The law in such case implies a promise to pay what the labor was reasonably worth, of which the special contract will furnish evidence. Sedgewick on Damages, Sec. 655. Defendant's first prayer was therefore properly refused.

It will be observed that plaintiff's prayer goes only to the measure of damages in the event of recovery, and lays down no rule to guide the jury in deciding as to the right of recoveryvel non. *280

The jury might have found for the plaintiff on either of two theories:

1. That of substantial performance by the plaintiff and acceptance by the defendant, due allowance being made for defects and deviations. On this theory, as set out in the Court's first instruction in the case of McEvoy v.

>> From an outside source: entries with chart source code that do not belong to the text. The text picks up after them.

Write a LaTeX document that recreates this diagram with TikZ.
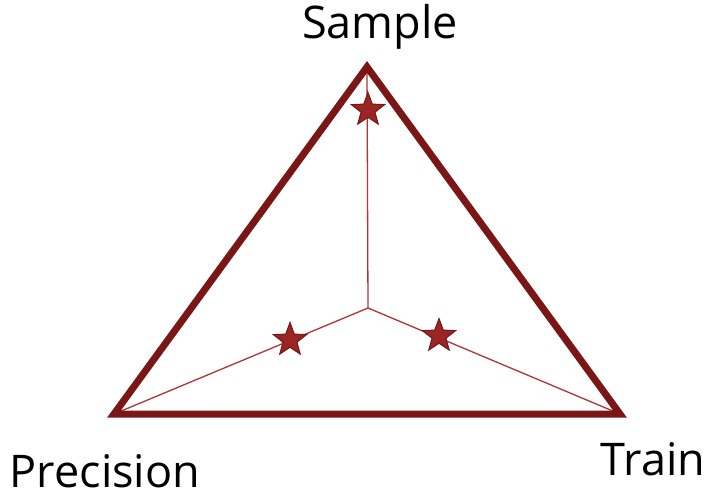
\documentclass[tikz,border=0pt]{standalone}
\usepackage{fontspec}
\setmainfont{Open Sans}
\usetikzlibrary{shapes.geometric}
\definecolor{tri}{RGB}{122,22,22}
\definecolor{inner}{RGB}{176,52,52}
\definecolor{starfill}{RGB}{155,36,36}
\definecolor{starline}{RGB}{115,22,22}
\tikzset{
  starmark/.style={star, star points=5, star point ratio=2.4, minimum size=35pt, inner sep=0pt, fill=starfill, draw=starline, line width=1pt},
  lbl/.style={inner sep=0pt, text=black, font=\fontsize{45}{45}\selectfont, anchor=base}
}
\begin{document}
\begin{tikzpicture}[x=1pt,y=-1pt]
\useasboundingbox (0,0) rectangle (707,493);
\coordinate (T) at (367,67);
\coordinate (L) at (114,414);
\coordinate (R) at (620,414);
\coordinate (C) at (368,308);
\draw[inner, line width=1.3pt] (C) -- (T);
\draw[inner, line width=1.3pt] (C) -- (L);
\draw[inner, line width=1.3pt] (C) -- (R);
\draw[tri, line width=7pt, line join=miter] (T) -- (L) -- (R) -- cycle;
\node[starmark] (s1) at (368,110) {};
\node[starmark] (s2) at (290,340) {};
\node[starmark] (s3) at (439,336) {};
\node[lbl] (sample) at (380,38) {Sample};
\node[lbl] (prec) at (105,487) {Precision};
\node[lbl] (train) at (653,475) {Train};
\end{tikzpicture}
\end{document}
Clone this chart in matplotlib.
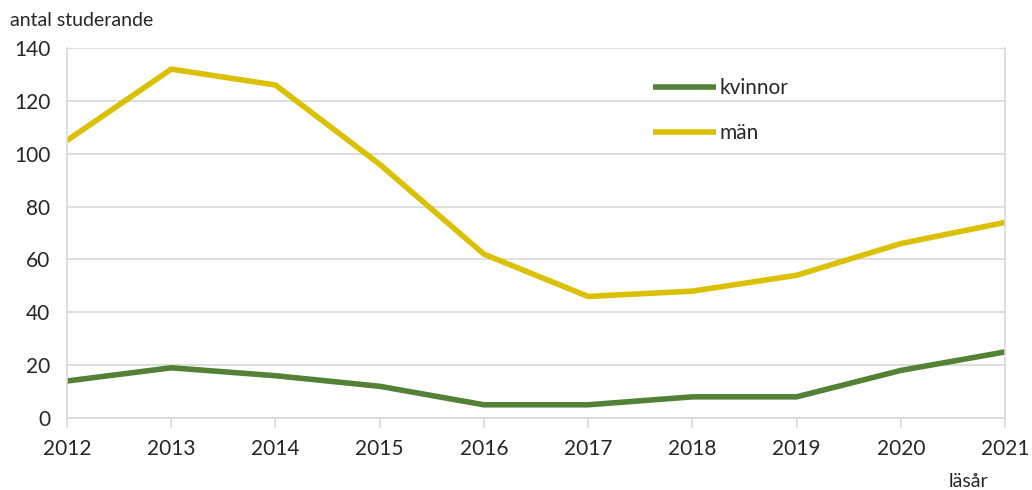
import matplotlib.pyplot as plt

plt.rcParams['font.family'] = ['Lato', 'DejaVu Sans']
plt.rcParams['font.size'] = 14

years = [2012, 2013, 2014, 2015, 2016, 2017, 2018, 2019, 2020, 2021]
kvinnor = [14, 19, 16, 12, 5, 5, 8, 8, 18, 25]
man = [105, 132, 126, 96, 62, 46, 48, 54, 66, 74]

green = '#538135'
yellow = '#dbc000'
grid_col = '#d9d9d9'
text_col = '#262626'

fig = plt.figure(figsize=(10.32, 4.9), dpi=100)
ax = fig.add_axes([67 / 1032, 72 / 490, 938 / 1032, 370 / 490])

l1, = ax.plot(years, kvinnor, color=green, lw=4.0, solid_capstyle='butt', solid_joinstyle='round')
l2, = ax.plot(years, man, color=yellow, lw=4.0, solid_capstyle='butt', solid_joinstyle='round')

ax.set_xlim(2012, 2021)
ax.set_ylim(0, 140)
ax.set_yticks(range(0, 141, 20))
ax.set_xticks(years)
ax.yaxis.grid(True, color=grid_col, lw=1.2)
ax.set_axisbelow(True)

ax.spines['top'].set_visible(False)
for s in ['left', 'right', 'bottom']:
    ax.spines[s].set_color(grid_col)
    ax.spines[s].set_linewidth(1.2)

ax.tick_params(axis='y', length=0, pad=12, labelcolor=text_col, labelsize=15)
ax.tick_params(axis='x', length=7, width=1.2, color=grid_col, direction='out',
               pad=8, labelcolor=text_col, labelsize=15)

fig.text(10 / 1032, 1 - 20 / 490, 'antal studerande', color=text_col, fontsize=14, va='center')
fig.text(968 / 1032, 1 - 481 / 490, 'läsår', color=text_col, fontsize=14, ha='center', va='center')

ax.legend([l1, l2], ['kvinnor', 'män'], loc='upper left', bbox_to_anchor=(0.605, 0.97),
          frameon=False, handlelength=3.0, handletextpad=0.2, labelspacing=1.2,
          fontsize=15, labelcolor=text_col)

fig.savefig('out.png', dpi=100)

Harn, 129 Md. 93, the contract price would be the standard for the measure of damages.

2. That there was not a substantial performance by the plaintiff, but the deviations from the contract were made in good faith, and the work was accepted by the defendant and used by him.

On this theory the measure of damages would be the reasonable value of the work not exceeding the contract price, as stated by Mr. Poe in the section above referred to and in the cases cited by him.

If there were any evidence of the value of the work other than, and different from, that set out in the contract, plaintiff's prayer would be defective, because it provides only one measure of damages; whereas recovery might be had on another theory to which the measure of damages given would not be applicable. But the contract itself is the only evidence in the case of the value of the work. Consequently the measure of damages given in the prayer is applicable to either theory and is therefore correct under the evidence in this case.

The prayer was therefore properly granted.